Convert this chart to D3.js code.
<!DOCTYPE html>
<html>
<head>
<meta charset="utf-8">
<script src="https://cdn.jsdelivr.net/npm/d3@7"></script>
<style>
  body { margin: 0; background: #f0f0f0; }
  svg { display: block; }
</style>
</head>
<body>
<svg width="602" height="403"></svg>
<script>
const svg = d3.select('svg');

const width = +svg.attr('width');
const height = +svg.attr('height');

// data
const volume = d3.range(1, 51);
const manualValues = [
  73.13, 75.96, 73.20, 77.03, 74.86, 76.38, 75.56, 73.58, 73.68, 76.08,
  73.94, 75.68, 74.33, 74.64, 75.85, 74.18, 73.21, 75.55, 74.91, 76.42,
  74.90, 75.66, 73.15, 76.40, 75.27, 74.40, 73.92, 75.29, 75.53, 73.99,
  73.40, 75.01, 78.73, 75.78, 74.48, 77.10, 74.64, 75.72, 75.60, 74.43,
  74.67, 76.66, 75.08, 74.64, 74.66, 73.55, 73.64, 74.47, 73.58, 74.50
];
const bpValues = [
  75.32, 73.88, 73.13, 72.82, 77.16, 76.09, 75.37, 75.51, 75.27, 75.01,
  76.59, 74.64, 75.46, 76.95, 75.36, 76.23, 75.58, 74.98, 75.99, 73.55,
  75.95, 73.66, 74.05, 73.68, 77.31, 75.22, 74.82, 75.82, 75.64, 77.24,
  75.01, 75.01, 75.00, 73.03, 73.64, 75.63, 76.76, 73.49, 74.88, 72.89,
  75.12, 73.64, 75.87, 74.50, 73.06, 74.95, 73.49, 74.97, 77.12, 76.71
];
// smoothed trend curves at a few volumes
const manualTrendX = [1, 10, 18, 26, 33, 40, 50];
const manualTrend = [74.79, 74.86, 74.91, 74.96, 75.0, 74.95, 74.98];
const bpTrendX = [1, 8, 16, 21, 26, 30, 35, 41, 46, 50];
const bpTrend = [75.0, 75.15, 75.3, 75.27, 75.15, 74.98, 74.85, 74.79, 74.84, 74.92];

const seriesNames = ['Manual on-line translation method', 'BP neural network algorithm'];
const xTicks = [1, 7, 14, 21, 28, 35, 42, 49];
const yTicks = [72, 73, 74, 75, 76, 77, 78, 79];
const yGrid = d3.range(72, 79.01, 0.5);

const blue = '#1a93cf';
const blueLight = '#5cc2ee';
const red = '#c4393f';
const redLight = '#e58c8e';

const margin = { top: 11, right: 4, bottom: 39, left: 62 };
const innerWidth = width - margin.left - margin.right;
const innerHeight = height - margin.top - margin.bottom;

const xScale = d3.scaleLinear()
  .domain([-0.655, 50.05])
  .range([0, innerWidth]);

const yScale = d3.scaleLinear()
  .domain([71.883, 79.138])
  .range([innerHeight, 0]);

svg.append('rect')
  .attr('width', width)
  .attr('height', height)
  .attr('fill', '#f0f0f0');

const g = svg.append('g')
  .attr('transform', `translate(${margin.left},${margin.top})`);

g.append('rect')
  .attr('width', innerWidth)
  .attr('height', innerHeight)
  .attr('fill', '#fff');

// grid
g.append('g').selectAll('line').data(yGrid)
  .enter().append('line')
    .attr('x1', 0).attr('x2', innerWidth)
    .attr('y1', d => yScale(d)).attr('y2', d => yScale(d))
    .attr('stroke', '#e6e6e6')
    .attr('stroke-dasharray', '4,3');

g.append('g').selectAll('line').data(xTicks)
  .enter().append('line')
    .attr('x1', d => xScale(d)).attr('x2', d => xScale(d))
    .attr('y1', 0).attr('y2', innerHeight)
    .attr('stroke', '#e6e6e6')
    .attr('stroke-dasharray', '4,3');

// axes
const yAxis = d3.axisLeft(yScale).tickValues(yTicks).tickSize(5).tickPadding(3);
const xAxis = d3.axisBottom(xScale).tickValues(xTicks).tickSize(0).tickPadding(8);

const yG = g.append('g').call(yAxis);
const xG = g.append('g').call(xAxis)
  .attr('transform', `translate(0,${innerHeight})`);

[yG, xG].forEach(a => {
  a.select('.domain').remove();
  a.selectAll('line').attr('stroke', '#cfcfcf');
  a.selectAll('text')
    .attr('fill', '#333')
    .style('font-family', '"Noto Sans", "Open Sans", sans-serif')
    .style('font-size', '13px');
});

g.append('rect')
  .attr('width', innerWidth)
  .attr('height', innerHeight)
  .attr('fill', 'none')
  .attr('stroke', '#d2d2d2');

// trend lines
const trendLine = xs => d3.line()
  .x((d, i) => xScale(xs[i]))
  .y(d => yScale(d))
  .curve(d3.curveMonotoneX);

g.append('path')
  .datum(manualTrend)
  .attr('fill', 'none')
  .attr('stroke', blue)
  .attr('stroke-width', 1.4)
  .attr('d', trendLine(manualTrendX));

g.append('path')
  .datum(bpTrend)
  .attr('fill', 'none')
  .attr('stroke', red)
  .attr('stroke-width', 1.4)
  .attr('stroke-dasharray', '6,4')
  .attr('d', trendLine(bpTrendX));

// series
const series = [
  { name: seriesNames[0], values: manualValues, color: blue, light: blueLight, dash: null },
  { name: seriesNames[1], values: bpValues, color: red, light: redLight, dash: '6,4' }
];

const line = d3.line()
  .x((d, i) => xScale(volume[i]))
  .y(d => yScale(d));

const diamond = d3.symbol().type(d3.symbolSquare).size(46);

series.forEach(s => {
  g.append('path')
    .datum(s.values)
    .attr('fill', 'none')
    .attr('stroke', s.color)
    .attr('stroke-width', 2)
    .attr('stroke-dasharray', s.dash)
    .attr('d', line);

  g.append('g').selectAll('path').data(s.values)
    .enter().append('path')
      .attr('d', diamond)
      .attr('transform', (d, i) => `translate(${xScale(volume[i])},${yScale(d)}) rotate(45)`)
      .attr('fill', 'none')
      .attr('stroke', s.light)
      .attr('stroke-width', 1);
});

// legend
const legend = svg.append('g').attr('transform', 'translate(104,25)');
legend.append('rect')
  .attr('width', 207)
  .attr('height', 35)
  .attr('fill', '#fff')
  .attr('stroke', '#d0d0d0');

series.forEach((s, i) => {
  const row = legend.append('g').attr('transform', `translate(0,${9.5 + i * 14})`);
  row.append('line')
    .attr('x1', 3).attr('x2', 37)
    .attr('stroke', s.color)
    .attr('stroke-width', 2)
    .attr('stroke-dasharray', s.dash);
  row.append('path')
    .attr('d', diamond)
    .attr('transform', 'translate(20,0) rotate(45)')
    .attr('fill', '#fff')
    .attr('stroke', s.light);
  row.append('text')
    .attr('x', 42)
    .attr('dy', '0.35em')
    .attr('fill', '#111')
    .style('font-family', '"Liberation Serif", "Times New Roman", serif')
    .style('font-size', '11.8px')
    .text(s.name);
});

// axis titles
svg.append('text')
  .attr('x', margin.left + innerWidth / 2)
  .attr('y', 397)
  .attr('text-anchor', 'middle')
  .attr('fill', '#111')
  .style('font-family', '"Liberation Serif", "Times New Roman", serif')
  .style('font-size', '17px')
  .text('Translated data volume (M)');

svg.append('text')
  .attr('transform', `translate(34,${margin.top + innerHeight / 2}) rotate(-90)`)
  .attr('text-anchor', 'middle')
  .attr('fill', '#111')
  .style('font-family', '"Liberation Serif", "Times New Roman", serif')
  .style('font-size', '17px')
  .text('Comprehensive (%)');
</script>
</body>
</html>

+++

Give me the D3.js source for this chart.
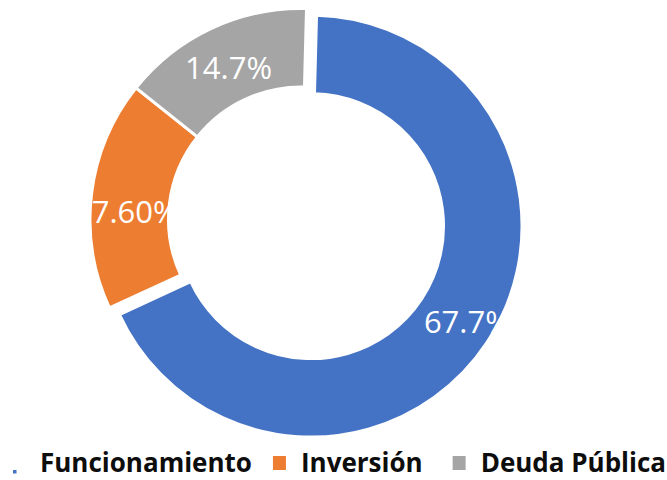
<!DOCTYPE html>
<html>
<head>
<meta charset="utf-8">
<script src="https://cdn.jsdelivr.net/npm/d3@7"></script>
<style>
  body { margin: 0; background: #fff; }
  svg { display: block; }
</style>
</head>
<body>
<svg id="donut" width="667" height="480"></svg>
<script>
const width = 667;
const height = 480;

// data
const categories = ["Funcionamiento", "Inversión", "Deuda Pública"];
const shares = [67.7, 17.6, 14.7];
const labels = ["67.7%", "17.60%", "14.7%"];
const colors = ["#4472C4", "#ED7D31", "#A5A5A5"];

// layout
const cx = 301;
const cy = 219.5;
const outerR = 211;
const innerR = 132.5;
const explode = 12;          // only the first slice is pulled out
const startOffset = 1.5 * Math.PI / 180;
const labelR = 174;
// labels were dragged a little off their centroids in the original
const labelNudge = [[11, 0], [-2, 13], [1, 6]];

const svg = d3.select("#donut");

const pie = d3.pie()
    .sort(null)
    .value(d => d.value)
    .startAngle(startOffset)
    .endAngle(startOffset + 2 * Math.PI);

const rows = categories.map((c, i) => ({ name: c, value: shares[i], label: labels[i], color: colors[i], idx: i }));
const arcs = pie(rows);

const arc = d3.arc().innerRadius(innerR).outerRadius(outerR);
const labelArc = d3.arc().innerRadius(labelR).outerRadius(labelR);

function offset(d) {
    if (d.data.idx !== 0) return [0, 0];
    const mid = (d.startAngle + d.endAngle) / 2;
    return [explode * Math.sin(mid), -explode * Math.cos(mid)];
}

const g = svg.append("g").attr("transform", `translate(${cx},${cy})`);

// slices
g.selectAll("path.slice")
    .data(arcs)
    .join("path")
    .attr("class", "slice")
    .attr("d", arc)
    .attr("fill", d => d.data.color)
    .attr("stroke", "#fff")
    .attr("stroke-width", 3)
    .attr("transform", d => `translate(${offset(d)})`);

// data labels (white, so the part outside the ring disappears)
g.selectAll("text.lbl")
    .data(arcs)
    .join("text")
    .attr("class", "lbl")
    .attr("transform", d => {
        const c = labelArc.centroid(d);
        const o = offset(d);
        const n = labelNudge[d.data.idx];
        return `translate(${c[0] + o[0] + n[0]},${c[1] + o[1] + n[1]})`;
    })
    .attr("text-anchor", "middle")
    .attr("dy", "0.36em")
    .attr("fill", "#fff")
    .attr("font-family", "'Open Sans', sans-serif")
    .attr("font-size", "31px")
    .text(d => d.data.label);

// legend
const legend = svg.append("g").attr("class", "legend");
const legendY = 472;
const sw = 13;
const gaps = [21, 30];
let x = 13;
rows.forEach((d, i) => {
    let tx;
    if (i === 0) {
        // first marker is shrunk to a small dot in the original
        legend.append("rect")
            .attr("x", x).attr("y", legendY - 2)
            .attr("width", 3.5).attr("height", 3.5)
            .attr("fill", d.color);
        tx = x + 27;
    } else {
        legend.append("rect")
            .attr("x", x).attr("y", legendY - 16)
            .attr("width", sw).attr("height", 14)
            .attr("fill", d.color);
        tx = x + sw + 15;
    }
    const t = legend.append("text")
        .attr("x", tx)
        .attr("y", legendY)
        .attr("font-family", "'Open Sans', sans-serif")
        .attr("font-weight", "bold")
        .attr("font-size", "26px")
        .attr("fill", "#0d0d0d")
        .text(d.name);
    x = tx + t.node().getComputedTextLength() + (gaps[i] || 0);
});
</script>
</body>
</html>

+++

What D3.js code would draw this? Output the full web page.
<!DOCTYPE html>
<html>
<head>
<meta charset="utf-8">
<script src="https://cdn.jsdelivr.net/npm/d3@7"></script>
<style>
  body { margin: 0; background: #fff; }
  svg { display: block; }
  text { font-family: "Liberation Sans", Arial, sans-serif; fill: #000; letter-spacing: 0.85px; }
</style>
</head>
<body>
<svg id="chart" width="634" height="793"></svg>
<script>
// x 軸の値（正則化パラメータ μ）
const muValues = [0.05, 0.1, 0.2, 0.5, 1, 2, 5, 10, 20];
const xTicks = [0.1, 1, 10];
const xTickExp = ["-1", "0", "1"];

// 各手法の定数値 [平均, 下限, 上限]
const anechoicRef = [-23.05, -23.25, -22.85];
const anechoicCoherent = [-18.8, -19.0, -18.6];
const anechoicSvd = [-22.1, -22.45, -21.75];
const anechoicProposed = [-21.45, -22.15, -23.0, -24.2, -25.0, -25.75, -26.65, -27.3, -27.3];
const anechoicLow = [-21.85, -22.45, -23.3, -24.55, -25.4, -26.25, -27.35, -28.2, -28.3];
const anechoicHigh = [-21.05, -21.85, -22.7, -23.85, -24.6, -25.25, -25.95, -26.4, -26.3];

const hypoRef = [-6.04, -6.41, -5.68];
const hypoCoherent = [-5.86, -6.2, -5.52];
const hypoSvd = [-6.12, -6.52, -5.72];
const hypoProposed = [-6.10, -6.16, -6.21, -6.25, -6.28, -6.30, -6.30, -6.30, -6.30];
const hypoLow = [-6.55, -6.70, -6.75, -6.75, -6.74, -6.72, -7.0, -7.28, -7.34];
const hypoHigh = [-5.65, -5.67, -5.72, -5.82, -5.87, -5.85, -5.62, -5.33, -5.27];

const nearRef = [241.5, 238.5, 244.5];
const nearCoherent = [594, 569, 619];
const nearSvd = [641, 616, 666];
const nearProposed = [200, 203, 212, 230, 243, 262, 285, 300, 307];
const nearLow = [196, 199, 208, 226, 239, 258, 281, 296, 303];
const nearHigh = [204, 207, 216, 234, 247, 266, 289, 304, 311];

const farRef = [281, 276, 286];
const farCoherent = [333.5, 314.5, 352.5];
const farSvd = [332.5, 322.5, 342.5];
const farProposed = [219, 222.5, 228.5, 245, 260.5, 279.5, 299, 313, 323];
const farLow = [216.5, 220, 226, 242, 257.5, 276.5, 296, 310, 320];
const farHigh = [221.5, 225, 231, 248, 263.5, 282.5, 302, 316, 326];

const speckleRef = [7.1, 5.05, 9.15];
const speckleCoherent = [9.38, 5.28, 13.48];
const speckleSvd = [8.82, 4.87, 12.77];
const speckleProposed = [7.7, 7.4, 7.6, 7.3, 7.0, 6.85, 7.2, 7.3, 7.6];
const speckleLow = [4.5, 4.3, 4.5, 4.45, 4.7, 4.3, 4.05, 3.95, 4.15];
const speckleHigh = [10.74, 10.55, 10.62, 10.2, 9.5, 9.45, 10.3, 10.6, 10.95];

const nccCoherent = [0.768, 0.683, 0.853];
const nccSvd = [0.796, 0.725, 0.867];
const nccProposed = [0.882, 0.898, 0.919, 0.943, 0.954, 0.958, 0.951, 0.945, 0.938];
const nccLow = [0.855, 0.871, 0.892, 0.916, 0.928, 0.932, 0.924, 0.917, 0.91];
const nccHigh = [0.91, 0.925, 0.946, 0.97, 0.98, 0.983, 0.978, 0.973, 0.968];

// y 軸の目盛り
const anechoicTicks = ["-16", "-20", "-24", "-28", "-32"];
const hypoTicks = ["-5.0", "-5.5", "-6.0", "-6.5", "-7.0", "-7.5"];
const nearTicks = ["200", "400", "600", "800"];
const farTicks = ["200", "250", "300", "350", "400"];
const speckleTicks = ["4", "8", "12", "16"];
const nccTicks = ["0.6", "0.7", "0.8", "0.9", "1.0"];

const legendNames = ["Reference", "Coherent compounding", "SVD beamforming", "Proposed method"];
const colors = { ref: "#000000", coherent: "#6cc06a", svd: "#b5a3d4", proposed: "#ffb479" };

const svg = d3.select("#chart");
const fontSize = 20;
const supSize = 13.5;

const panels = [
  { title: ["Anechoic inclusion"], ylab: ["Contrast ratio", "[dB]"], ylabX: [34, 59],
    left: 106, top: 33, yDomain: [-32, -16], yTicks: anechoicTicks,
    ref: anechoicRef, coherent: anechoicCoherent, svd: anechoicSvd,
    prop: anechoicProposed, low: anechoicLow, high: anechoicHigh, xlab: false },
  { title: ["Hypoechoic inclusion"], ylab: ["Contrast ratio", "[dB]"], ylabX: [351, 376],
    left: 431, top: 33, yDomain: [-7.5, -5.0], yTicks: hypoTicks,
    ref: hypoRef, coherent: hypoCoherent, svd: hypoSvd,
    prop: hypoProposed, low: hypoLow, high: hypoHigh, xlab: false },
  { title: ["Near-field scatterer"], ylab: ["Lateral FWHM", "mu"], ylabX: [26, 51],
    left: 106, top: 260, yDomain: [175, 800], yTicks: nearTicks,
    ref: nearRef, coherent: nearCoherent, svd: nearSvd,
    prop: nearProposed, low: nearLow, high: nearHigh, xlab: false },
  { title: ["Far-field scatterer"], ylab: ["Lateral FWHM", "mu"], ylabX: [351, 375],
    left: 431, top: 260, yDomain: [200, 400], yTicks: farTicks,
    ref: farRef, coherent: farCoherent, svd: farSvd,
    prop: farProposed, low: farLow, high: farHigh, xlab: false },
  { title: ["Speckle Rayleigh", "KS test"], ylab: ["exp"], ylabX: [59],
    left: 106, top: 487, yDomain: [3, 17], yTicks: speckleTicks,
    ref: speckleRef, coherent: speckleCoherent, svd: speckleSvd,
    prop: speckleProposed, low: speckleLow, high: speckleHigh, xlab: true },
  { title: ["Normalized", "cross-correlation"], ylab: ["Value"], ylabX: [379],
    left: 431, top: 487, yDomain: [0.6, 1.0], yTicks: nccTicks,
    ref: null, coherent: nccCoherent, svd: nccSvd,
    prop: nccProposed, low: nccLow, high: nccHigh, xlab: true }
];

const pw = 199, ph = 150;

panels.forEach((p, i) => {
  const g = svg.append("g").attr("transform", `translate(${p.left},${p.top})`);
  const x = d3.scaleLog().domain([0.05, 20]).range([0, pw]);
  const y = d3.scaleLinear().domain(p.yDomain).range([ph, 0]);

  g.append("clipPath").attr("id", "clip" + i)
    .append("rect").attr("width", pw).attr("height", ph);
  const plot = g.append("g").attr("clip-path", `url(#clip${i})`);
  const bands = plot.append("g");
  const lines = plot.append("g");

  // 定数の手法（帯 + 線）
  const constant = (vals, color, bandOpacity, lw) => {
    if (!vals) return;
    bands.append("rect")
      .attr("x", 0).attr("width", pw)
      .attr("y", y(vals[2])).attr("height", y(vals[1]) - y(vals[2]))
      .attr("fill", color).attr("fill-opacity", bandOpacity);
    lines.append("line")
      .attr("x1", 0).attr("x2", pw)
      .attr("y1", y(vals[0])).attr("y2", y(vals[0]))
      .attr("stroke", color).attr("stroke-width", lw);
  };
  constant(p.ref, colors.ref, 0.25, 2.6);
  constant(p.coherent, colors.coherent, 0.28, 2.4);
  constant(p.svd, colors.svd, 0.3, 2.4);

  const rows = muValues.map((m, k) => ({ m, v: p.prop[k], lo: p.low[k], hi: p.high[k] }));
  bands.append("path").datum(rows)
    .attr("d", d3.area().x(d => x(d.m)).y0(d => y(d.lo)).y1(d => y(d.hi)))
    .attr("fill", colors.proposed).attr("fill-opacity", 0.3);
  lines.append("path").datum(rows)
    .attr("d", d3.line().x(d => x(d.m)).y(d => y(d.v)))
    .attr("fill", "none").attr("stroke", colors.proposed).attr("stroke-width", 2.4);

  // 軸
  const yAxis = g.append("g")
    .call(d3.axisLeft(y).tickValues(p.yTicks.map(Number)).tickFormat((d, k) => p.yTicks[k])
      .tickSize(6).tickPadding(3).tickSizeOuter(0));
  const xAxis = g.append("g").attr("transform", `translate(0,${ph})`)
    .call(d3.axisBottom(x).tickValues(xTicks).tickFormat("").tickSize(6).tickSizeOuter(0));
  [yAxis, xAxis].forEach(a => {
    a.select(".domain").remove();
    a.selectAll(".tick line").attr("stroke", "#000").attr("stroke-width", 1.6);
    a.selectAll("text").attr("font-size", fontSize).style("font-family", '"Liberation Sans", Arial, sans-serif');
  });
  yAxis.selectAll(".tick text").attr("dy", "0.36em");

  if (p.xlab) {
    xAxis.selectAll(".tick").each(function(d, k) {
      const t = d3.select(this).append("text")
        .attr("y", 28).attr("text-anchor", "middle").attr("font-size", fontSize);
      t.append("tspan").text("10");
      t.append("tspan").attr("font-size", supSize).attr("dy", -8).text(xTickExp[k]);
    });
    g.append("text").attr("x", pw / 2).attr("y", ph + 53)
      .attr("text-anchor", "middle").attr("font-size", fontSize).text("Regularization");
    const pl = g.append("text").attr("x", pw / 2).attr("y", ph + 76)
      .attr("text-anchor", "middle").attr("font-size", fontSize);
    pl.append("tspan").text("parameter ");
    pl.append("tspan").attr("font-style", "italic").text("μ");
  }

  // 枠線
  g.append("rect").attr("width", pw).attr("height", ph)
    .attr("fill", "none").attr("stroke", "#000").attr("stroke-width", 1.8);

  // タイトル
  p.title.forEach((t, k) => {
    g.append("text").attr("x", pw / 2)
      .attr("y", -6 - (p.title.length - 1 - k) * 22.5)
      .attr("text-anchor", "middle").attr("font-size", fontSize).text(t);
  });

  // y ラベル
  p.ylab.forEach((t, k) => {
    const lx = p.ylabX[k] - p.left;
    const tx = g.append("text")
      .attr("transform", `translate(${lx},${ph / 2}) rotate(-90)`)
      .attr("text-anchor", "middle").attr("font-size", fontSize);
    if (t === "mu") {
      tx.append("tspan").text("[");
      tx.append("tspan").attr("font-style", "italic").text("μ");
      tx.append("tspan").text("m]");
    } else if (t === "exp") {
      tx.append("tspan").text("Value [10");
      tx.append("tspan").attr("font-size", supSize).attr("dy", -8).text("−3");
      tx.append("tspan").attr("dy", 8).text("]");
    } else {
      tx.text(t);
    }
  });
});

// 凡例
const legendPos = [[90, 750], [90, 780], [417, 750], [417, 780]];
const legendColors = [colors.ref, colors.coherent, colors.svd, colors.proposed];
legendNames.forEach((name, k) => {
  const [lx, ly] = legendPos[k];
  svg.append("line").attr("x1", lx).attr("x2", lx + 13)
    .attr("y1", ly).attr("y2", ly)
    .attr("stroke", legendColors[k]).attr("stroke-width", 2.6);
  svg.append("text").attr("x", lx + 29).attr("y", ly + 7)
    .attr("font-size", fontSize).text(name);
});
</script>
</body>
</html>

+++

▶ [What you are asked to do]: Return exactly the lines above from the line that has "Convert this chart to D3.js code." through the line that has "const redLight = '#e58c8e';", inclusive, and nothing else.

▶ [Written answer]:
Convert this chart to D3.js code.
<!DOCTYPE html>
<html>
<head>
<meta charset="utf-8">
<script src="https://cdn.jsdelivr.net/npm/d3@7"></script>
<style>
  body { margin: 0; background: #f0f0f0; }
  svg { display: block; }
</style>
</head>
<body>
<svg width="602" height="403"></svg>
<script>
const svg = d3.select('svg');

const width = +svg.attr('width');
const height = +svg.attr('height');

// data
const volume = d3.range(1, 51);
const manualValues = [
  73.13, 75.96, 73.20, 77.03, 74.86, 76.38, 75.56, 73.58, 73.68, 76.08,
  73.94, 75.68, 74.33, 74.64, 75.85, 74.18, 73.21, 75.55, 74.91, 76.42,
  74.90, 75.66, 73.15, 76.40, 75.27, 74.40, 73.92, 75.29, 75.53, 73.99,
  73.40, 75.01, 78.73, 75.78, 74.48, 77.10, 74.64, 75.72, 75.60, 74.43,
  74.67, 76.66, 75.08, 74.64, 74.66, 73.55, 73.64, 74.47, 73.58, 74.50
];
const bpValues = [
  75.32, 73.88, 73.13, 72.82, 77.16, 76.09, 75.37, 75.51, 75.27, 75.01,
  76.59, 74.64, 75.46, 76.95, 75.36, 76.23, 75.58, 74.98, 75.99, 73.55,
  75.95, 73.66, 74.05, 73.68, 77.31, 75.22, 74.82, 75.82, 75.64, 77.24,
  75.01, 75.01, 75.00, 73.03, 73.64, 75.63, 76.76, 73.49, 74.88, 72.89,
  75.12, 73.64, 75.87, 74.50, 73.06, 74.95, 73.49, 74.97, 77.12, 76.71
];
// smoothed trend curves at a few volumes
const manualTrendX = [1, 10, 18, 26, 33, 40, 50];
const manualTrend = [74.79, 74.86, 74.91, 74.96, 75.0, 74.95, 74.98];
const bpTrendX = [1, 8, 16, 21, 26, 30, 35, 41, 46, 50];
const bpTrend = [75.0, 75.15, 75.3, 75.27, 75.15, 74.98, 74.85, 74.79, 74.84, 74.92];

const seriesNames = ['Manual on-line translation method', 'BP neural network algorithm'];
const xTicks = [1, 7, 14, 21, 28, 35, 42, 49];
const yTicks = [72, 73, 74, 75, 76, 77, 78, 79];
const yGrid = d3.range(72, 79.01, 0.5);

const blue = '#1a93cf';
const blueLight = '#5cc2ee';
const red = '#c4393f';
const redLight = '#e58c8e';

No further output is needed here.